元IASB委員であずさ監査法人理事・パートナーである山田 辰己氏によるセミナーの議事録。1月8日に行われたものです。
一般向けと思われ、IFRSを巡る歴史的展開、 IFRSとは何かというところから話を進めています。
以下気になる点を抜粋しました。
米国の動向
「米国がIFRSを受け入れる可能性として、4つの方法があります。そのうちの2つ、すなわち、米国基準を捨ててIFRSを採用する「Adoption」や、Convergence(移行期間)とEndorsement(IFRS適用後)を組み合わせた造語である「Condorsement」という方法を採用することは、ほぼあり得ないでしょう。
可能性があるのは、「任意適用」と「米国会計基準財務諸表に対する『補足資料』としてIFRSに基づく財務諸表を公表する」という2つの方法ですが、後者の場合は、実質的に2つの財務諸表を作成するという負担が生じます。それゆえ、私は、任意適用が一番現実的な方法であると思いますが、米国が、このままIFRS採用の方向性を示さずにいれば、SECの存在感は一層低下してしまうため、この「任意適用」と「補足資料」をベースに、どのようにIFRSを米国で受け入れるかについてSECが考え始めたというのが現状だと思います。

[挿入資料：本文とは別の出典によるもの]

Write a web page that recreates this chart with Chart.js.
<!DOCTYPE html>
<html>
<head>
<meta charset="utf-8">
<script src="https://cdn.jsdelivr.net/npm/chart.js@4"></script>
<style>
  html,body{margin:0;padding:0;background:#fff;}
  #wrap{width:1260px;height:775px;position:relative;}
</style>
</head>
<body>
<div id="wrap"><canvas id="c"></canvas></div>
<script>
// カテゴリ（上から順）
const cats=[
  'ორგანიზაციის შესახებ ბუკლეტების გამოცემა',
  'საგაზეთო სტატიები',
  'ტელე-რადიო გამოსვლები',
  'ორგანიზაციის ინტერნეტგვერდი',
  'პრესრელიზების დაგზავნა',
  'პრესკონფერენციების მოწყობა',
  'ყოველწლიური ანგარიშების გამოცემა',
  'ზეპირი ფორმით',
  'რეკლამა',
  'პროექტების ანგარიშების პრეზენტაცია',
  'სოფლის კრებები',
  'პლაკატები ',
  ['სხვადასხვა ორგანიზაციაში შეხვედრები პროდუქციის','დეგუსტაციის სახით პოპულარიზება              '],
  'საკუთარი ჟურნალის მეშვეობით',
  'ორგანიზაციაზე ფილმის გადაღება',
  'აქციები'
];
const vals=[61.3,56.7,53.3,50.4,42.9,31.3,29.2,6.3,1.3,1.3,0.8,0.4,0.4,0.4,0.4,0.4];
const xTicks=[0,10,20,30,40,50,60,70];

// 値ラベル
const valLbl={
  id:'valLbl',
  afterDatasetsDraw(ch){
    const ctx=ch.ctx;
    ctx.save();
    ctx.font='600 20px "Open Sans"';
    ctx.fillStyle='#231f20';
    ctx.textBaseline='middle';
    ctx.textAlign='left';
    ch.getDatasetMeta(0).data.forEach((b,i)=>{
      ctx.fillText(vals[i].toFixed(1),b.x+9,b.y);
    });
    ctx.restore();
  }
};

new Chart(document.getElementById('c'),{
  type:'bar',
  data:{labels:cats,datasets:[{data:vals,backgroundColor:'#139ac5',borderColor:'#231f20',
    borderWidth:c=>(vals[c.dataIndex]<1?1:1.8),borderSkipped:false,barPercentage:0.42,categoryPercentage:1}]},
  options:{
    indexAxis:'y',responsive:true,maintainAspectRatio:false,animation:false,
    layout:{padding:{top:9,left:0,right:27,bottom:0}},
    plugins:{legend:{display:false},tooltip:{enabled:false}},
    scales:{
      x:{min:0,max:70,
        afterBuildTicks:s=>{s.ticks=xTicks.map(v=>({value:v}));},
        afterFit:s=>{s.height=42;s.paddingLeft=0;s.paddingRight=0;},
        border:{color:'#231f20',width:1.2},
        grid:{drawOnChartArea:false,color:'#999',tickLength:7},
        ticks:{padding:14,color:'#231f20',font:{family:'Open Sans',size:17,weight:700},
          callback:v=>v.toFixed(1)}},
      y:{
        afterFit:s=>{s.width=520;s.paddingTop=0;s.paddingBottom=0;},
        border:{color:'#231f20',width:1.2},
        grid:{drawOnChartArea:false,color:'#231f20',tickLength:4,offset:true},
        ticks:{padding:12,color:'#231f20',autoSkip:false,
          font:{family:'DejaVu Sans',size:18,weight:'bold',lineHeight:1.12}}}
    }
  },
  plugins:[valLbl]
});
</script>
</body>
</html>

」
質疑応答で、監査法人は対応しきれるのかという質問に対して
「監査法人としては、IFRSに通暁する人員に限りがあることから、IFRS採用企業が徐々に増加することが望ましいところです。現在でも、IFRSを導入する企業に対応できる人材は払底しています。IFRSのさまざまな規定を理解し、導入指導ができる会計士が限られているためです。少なくとも大手監査法人は同様の状況で、中小規模の監査法人にも引き合いが来ているようです。IFRSのわかる会計士を育てるには、最低でも2年はかかりますので、急に増やすのは難しい状況です。」